- [Task instructions]: In the lines below, output everything from the first line through the line containing "const INK = '#231f20';" exactly as it is. Pictures are not part of the output.

- [Given material]:
-*-*-
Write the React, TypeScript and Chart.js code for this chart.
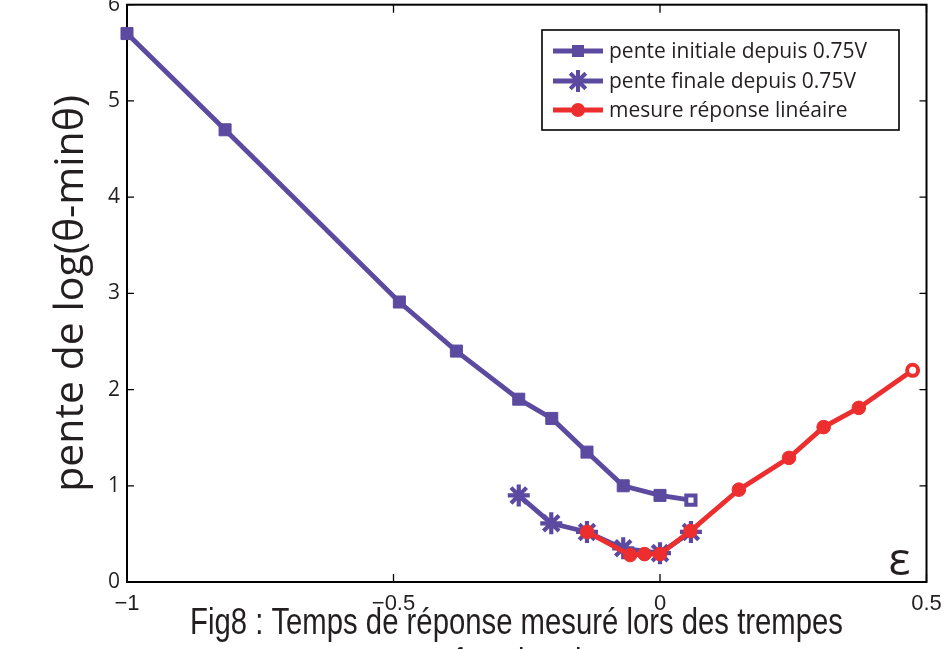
import React, { useEffect, useRef } from 'react';
import { Chart, registerables } from 'chart.js';

Chart.register(...registerables);

const PURPLE = '#5b4a9f';
const RED = '#ec2e2e';
const INK = '#231f20';

const initialX = [-1, -0.816, -0.489, -0.382, -0.265, -0.203, -0.137, -0.069, 0.0, 0.058];
const initialY = [5.7, 4.7, 2.91, 2.4, 1.9, 1.7, 1.35, 1.0, 0.9, 0.85];
const finalX = [-0.265, -0.204, -0.137, -0.069, 0.0, 0.058];
const finalY = [0.9, 0.61, 0.52, 0.35, 0.3, 0.52];
const linearX = [-0.137, -0.056, -0.029, 0.0, 0.057, 0.148, 0.242, 0.307, 0.373, 0.474];
const linearY = [0.52, 0.28, 0.29, 0.29, 0.53, 0.96, 1.29, 1.61, 1.81, 2.2];

const xTicks = [-1, -0.5, 0, 0.5];
const yTicks = [0, 1, 2, 3, 4, 5, 6];
const seriesLabels = ['pente initiale depuis 0.75V', 'pente finale depuis 0.75V', 'mesure réponse linéaire'];
const yTitle = 'pente de log(θ-minθ)';
const captionLines = ['Fig8 : Temps de réponse mesuré lors des trempes', 'en fonction de ε'];
const cornerLabel = 'ε';

const SANS = '"Open Sans", "Noto Sans", sans-serif';
const NARROW = '"Liberation Sans Narrow", "Arial Narrow", "Liberation Sans", sans-serif';

function pts(xs: number[], ys: number[]) {
  return xs.map((x, i) => ({ x, y: ys[i] }));
}
function lastWhite(n: number, c: string) {
  return Array.from({ length: n }, (_, i) => (i === n - 1 ? '#ffffff' : c));
}
function lastVal(n: number, a: number, b: number) {
  return Array.from({ length: n }, (_, i) => (i === n - 1 ? b : a));
}

function drawMarker(ctx: CanvasRenderingContext2D, style: string, x: number, y: number, color: string) {
  ctx.save();
  ctx.fillStyle = color;
  ctx.strokeStyle = color;
  if (style === 'rect') {
    const s = 12;
    ctx.fillRect(x - s / 2, y - s / 2, s, s);
  } else if (style === 'star') {
    ctx.lineWidth = 4;
    const r = 11;
    ctx.beginPath();
    for (let k = 0; k < 4; k++) {
      const a = (k * Math.PI) / 4;
      ctx.moveTo(x - Math.cos(a) * r, y - Math.sin(a) * r);
      ctx.lineTo(x + Math.cos(a) * r, y + Math.sin(a) * r);
    }
    ctx.stroke();
  } else {
    ctx.beginPath();
    ctx.arc(x, y, 7, 0, Math.PI * 2);
    ctx.fill();
  }
  ctx.restore();
}

const framePlugin = {
  id: 'frame',
  beforeDatasetsDraw(chart: any) {
    const { ctx, chartArea: a, scales } = chart;
    ctx.save();
    ctx.strokeStyle = '#000';
    ctx.lineWidth = 2;
    ctx.strokeRect(a.left, a.top, a.right - a.left, a.bottom - a.top);
    ctx.lineWidth = 1.3;
    ctx.beginPath();
    for (const v of yTicks) {
      const p = scales.y.getPixelForValue(v);
      ctx.moveTo(a.left, p);
      ctx.lineTo(a.left + 7, p);
      ctx.moveTo(a.right, p);
      ctx.lineTo(a.right - 7, p);
    }
    for (const v of xTicks) {
      const p = scales.x.getPixelForValue(v);
      ctx.moveTo(p, a.bottom);
      ctx.lineTo(p, a.bottom - 8);
      ctx.moveTo(p, a.top);
      ctx.lineTo(p, a.top + 8);
    }
    ctx.stroke();
    ctx.restore();
  },
  afterDatasetsDraw(chart: any) {
    const { ctx, chartArea: a } = chart;
    const bx = 542, by = 30, bw = 357, bh = 100;
    ctx.save();
    ctx.fillStyle = '#fff';
    ctx.fillRect(bx, by, bw, bh);
    ctx.strokeStyle = '#000';
    ctx.lineWidth = 1.6;
    ctx.strokeRect(bx, by, bw, bh);
    const rows = [51, 81, 110];
    chart.data.datasets.forEach((ds: any, i: number) => {
      const y = rows[i];
      ctx.strokeStyle = ds.borderColor;
      ctx.lineWidth = 4.8;
      ctx.beginPath();
      ctx.moveTo(553, y);
      ctx.lineTo(603, y);
      ctx.stroke();
      drawMarker(ctx, ds.pointStyle, 578, y, ds.borderColor);
      ctx.fillStyle = INK;
      ctx.font = '21px ' + SANS;
      ctx.textAlign = 'left';
      ctx.textBaseline = 'middle';
      ctx.fillText(ds.label, 609, y + 1);
    });
    ctx.fillStyle = INK;
    ctx.font = '46px ' + SANS;
    ctx.textAlign = 'right';
    ctx.textBaseline = 'alphabetic';
    ctx.fillText(cornerLabel, a.right - 16, a.bottom - 7);
    ctx.restore();
  },
  afterDraw(chart: any) {
    const { ctx } = chart;
    ctx.save();
    ctx.fillStyle = INK;
    ctx.font = '36px ' + NARROW;
    ctx.textAlign = 'center';
    ctx.textBaseline = 'alphabetic';
    const w = ctx.measureText(captionLines[0]).width;
    const sx = 653 / w;
    const cx = 516.5;
    const baselines = [634, 674];
    captionLines.forEach((t, i) => {
      ctx.save();
      ctx.translate(cx, baselines[i]);
      ctx.scale(sx, 1);
      ctx.fillText(t, 0, 0);
      ctx.restore();
    });
    ctx.restore();
  },
};

export default function App() {
  const ref = useRef<HTMLCanvasElement | null>(null);
  useEffect(() => {
    if (!ref.current) return;
    const n1 = initialX.length;
    const n3 = linearX.length;
    const chart = new Chart(ref.current, {
      type: 'line',
      data: {
        datasets: [
          {
            label: seriesLabels[0],
            data: pts(initialX, initialY),
            borderColor: PURPLE,
            backgroundColor: PURPLE,
            borderWidth: 4.8,
            pointStyle: 'rect',
            pointRadius: lastVal(n1, 8.5, 6.5),
            pointBorderWidth: lastVal(n1, 1, 4),
            pointBackgroundColor: lastWhite(n1, PURPLE),
            pointBorderColor: PURPLE,
            tension: 0,
            clip: false,
            order: 1,
          } as any,
          {
            label: seriesLabels[1],
            data: pts(finalX, finalY),
            borderColor: PURPLE,
            backgroundColor: PURPLE,
            borderWidth: 4.8,
            pointStyle: 'star',
            pointRadius: 11,
            pointBorderWidth: 4.2,
            pointBorderColor: PURPLE,
            pointBackgroundColor: PURPLE,
            tension: 0,
            clip: false,
            order: 2,
          } as any,
          {
            label: seriesLabels[2],
            data: pts(linearX, linearY),
            borderColor: RED,
            backgroundColor: RED,
            borderWidth: 4.8,
            pointStyle: 'circle',
            pointRadius: lastVal(n3, 6.8, 5.5),
            pointBorderWidth: lastVal(n3, 1, 4),
            pointBackgroundColor: lastWhite(n3, RED),
            pointBorderColor: RED,
            tension: 0,
            clip: false,
            order: 0,
          } as any,
        ],
      },
      options: {
        animation: false,
        responsive: false,
        devicePixelRatio: 1,
        layout: { autoPadding: false, padding: { left: 47, top: 4.7, right: 21.5, bottom: 0 } },
        plugins: { legend: { display: false }, tooltip: { enabled: false } },
        scales: {
          x: {
            type: 'linear',
            min: -1,
            max: 0.5,
            grid: { display: false, drawTicks: false },
            border: { display: false },
            afterBuildTicks: (s: any) => {
              s.ticks = xTicks.map((v) => ({ value: v }));
            },
            afterFit: (s: any) => {
              s.height = 67;
              s.paddingLeft = 0;
              s.paddingRight = 0;
              s.paddingTop = 0;
              s.paddingBottom = 0;
            },
            ticks: {
              autoSkip: false,
              maxRotation: 0,
              padding: 9,
              color: INK,
              font: { family: NARROW, size: 22 },
              callback: (v: any) => (Number(v) < 0 ? '\u2212' + Math.abs(Number(v)) : String(v)),
            },
          },
          y: {
            type: 'linear',
            min: 0,
            max: 6,
            grid: { display: false, drawTicks: false },
            border: { display: false },
            afterBuildTicks: (s: any) => {
              s.ticks = yTicks.map((v) => ({ value: v }));
            },
            afterFit: (s: any) => {
              s.width = 80;
              s.paddingTop = 0;
              s.paddingBottom = 0;
              s.paddingLeft = 0;
              s.paddingRight = 0;
            },
            ticks: {
              autoSkip: false,
              padding: 7,
              color: INK,
              font: { family: SANS, size: 21 },
            },
            title: {
              display: true,
              text: yTitle,
              color: INK,
              padding: 0,
              font: { family: SANS, size: 41 },
            },
          },
        },
      },
      plugins: [framePlugin],
    } as any);
    return () => chart.destroy();
  }, []);
  return (
    <div
      style={{
        position: 'fixed',
        left: 0,
        top: 0,
        width: 948,
        height: 649,
        overflow: 'hidden',
        background: '#fff',
      }}
    >
      <canvas ref={ref} width={948} height={649} style={{ display: 'block', width: 948, height: 649 }} />
    </div>
  );
}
-*-*-
- [Exercise result]:
Write the React, TypeScript and Chart.js code for this chart.
import React, { useEffect, useRef } from 'react';
import { Chart, registerables } from 'chart.js';

Chart.register(...registerables);

const PURPLE = '#5b4a9f';
const RED = '#ec2e2e';
const INK = '#231f20';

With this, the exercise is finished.